I am fascinated by a concept in quantum physics known as the “many-world” or “multiple universes” or “multiverse” theory — in which there are an infinite number of universes, and everything that could possibly happen occurs in some universe. All possible universes exist simultaneously, regardless of what happens in any of them.  Of course, I suspect, being a bear of very little brain, I haven’t the foggiest notion of what scientists like Robert Lanza are REALLY talking about, but I do quite like the concept that all the possible paths I might have walked, had I chosen that path over this one, this door over that, are still continuing, with me on them, more or less happily.

There is, after all, a kind of eternity in that concept.  In a recent blog on death, Lanza says:

Death does not exist in a timeless, spaceless world. In the end, even Einstein admitted, “Now Besso” (an old friend) “has departed from this strange world a little ahead of me. That means nothing. People like us…know that the distinction between past, present, and future is only a stubbornly persistent illusion.” Immortality doesn’t mean a perpetual existence in time without end, but rather resides outside of time altogether.

I understand this best when I think of my fictional characters.  When I was working on my last novel, in the first draft no one died.  Okay, maybe it wasn’t happily-every-after, but at least everyone made it to the last page still breathing.  Sadly, the draft didn’t quite work.  I resisted it, but every solution pointed to the fact someone had to die, and I knew who — a character of whom I’d grown extremely fond.  I did not want this to happen.  I tried very hard not to let it happen.  I worked for weeks and weeks, trying to find another way to arrive at the place I knew was right for the novel, credible for the plot and the characters; in short, trying to keep him alive.  Finally, I surrendered to the inevitable.  My beloved character met his destiny.

My characters, once I’ve created them, are real to me.  They exist, perhaps not in the sense this table exists, or my Best Beloved exists, but in a garden of my soul, they are alive.  I think about them often, as I would friends-and-relations, some more often, some less, but all are contained within my psyche.  And what happens, then, when I struggle so with a decision for one of them?  Well, I see myriad paths, each one leading to a different conclusion, to a different set of possibilities.  And regardless of which one finally ‘wins’ for the sake of the novel, the others do not cease to be, just as the characters do not cease to exist for me when I put the final period on the sentence. That character who ‘died’ on the page, is still alive, outside of time and space, just as surely as if I had written a different end for him, and perhaps, dare I say, as real to me as others I haven’t ’seen’ for a long time.

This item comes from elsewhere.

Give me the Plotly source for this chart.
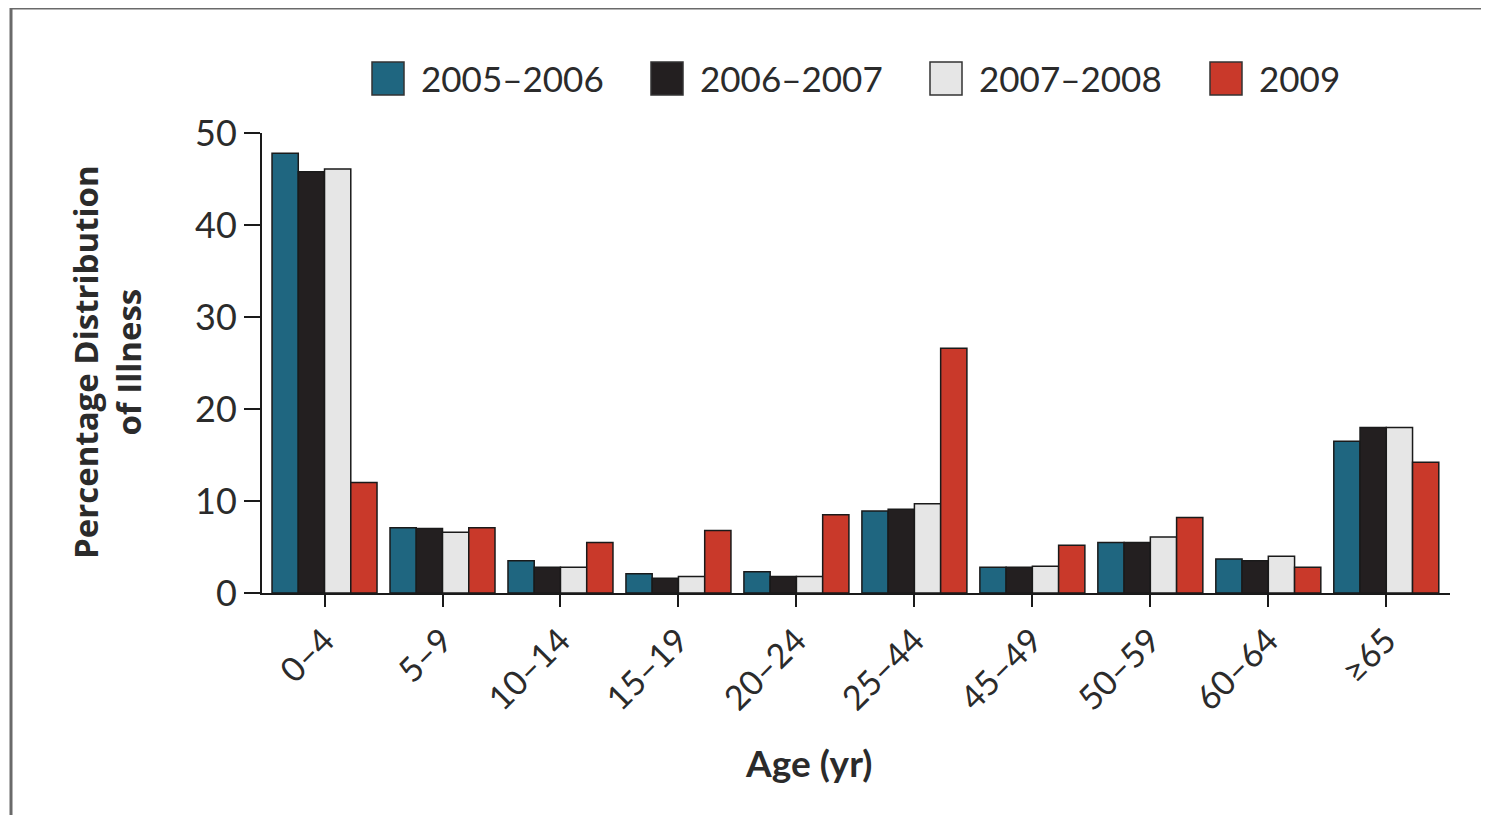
import plotly.graph_objects as go

categories = ["0–4", "5–9", "10–14", "15–19", "20–24", "25–44", "45–49", "50–59", "60–64", "≥65"]
series_names = ["2005–2006", "2006–2007", "2007–2008", "2009"]
v_2005_2006 = [47.8, 7.1, 3.5, 2.1, 2.3, 8.9, 2.8, 5.5, 3.7, 16.5]
v_2006_2007 = [45.8, 7.0, 2.8, 1.6, 1.8, 9.1, 2.8, 5.5, 3.5, 18.0]
v_2007_2008 = [46.1, 6.6, 2.8, 1.8, 1.8, 9.7, 2.9, 6.1, 4.0, 18.0]
v_2009 = [12.0, 7.1, 5.5, 6.8, 8.5, 26.6, 5.2, 8.2, 2.8, 14.2]
y_ticks = [0, 10, 20, 30, 40, 50]

colors = ["#1f6680", "#231f20", "#e6e6e6", "#c9392a"]
values = [v_2005_2006, v_2006_2007, v_2007_2008, v_2009]

FONT = "Lato"
TXT = "#2b2b2b"

# page has an 8px body margin; plot area in page px: x 262..1450, y 133..593
W, H = 1473, 807
PX0, PX1, PY0, PY1 = 262, 1450, 133, 593
PW, PH = PX1 - PX0, PY1 - PY0


def px(xp):
    return (xp - PX0) / PW


def py(yp):
    return (PY1 - yp) / PH


fig = go.Figure()
for name, vals, col in zip(series_names, values, colors):
    fig.add_trace(go.Bar(
        x=categories, y=vals, name=name,
        marker=dict(color=col, line=dict(color="#1a1a1a", width=1.5)),
    ))

# custom legend (large square swatches like the original)
legend_left = [372, 651, 930, 1210]
shapes = []
annotations = []
for name, col, lx in zip(series_names, colors, legend_left):
    shapes.append(dict(type="rect", xref="paper", yref="paper",
                       x0=px(lx), x1=px(lx + 32), y0=py(95), y1=py(62),
                       fillcolor=col, line=dict(color="#333333", width=1.5)))
    annotations.append(dict(text=name, xref="paper", yref="paper", x=px(lx + 47), y=py(78),
                            xanchor="left", yanchor="middle", showarrow=False,
                            font=dict(family=FONT, size=35, color=TXT)))

annotations += [
    dict(text="<b>Age (yr)</b>", xref="paper", yref="paper", x=px(808),
         y=py(762), xanchor="center", yanchor="middle", showarrow=False,
         font=dict(family=FONT, size=37, color=TXT)),
    dict(text="<b>Percentage Distribution<br>of Illness</b>", xref="paper", yref="paper",
         x=px(107), y=py(362), xanchor="center", yanchor="middle",
         showarrow=False, textangle=-90,
         font=dict(family="Open Sans", size=33, color=TXT)),
]

# frame: only top and left edges visible
frame = dict(color="#6a6a6a", width=3)
shapes.append(dict(type="line", xref="paper", yref="paper",
                   x0=px(11), x1=px(1481), y0=py(8), y1=py(8), line=frame, layer="below"))
shapes.append(dict(type="line", xref="paper", yref="paper",
                   x0=px(11), x1=px(11), y0=py(8), y1=py(815), line=frame, layer="below"))

fig.update_layout(
    width=W, height=H,
    margin=dict(l=PX0 - 8, r=W - (PX1 - 8), t=PY0 - 8, b=H - (PY1 - 8)),
    paper_bgcolor="white", plot_bgcolor="white",
    barmode="group", bargap=0.11, bargroupgap=0,
    font=dict(family=FONT, color=TXT, size=34),
    showlegend=False,
    xaxis=dict(range=[-0.53, 9.54], showline=True, linecolor="#1a1a1a", linewidth=2,
               ticks="outside", ticklen=12, tickwidth=1.5, tickcolor="#1a1a1a",
               tickangle=-45, tickfont=dict(family=FONT, size=34, color=TXT),
               showgrid=False, zeroline=False, fixedrange=True),
    yaxis=dict(range=[0, 50], tickvals=y_ticks, showline=True, linecolor="#1a1a1a", linewidth=2,
               ticks="outside", ticklen=16, tickwidth=1.5, tickcolor="#1a1a1a",
               tickfont=dict(family=FONT, size=36, color=TXT),
               showgrid=False, zeroline=False, fixedrange=True),
    annotations=annotations,
    shapes=shapes,
)

fig.write_html("out.html")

When I take a few moments to sit still and look out this window at the horizon where sea meets sky, I cannot help but contemplate what lives there, just out of sight, just beyond the range of my limited vision.  In his excellent book, Eternal Echoes, poet and philosopher John O’Donoghue says,

You know your real life is happening here. Yet your longing for the invisible is never stilled.  There is always some magnet that draws your eyes to the horizon or invites you to explore behind things and seek out the concealed depths.  You know that the real nature of things is hidden deep within them.  When you enter the world, you come to live on the threshold between the visible and the invisible.  This tension infuses your life with longing.  Now you belong fully neither to the visible nor to the invisible. This is precisely what kindles and rekindles all your longing and your hunger to belong.  You are both artist and pilgrim of the threshold.

Pilgrim of the threshold.  I can’t think of a lovelier way to describe a writer.And I do love it when art and science and faith all converge, don’t you?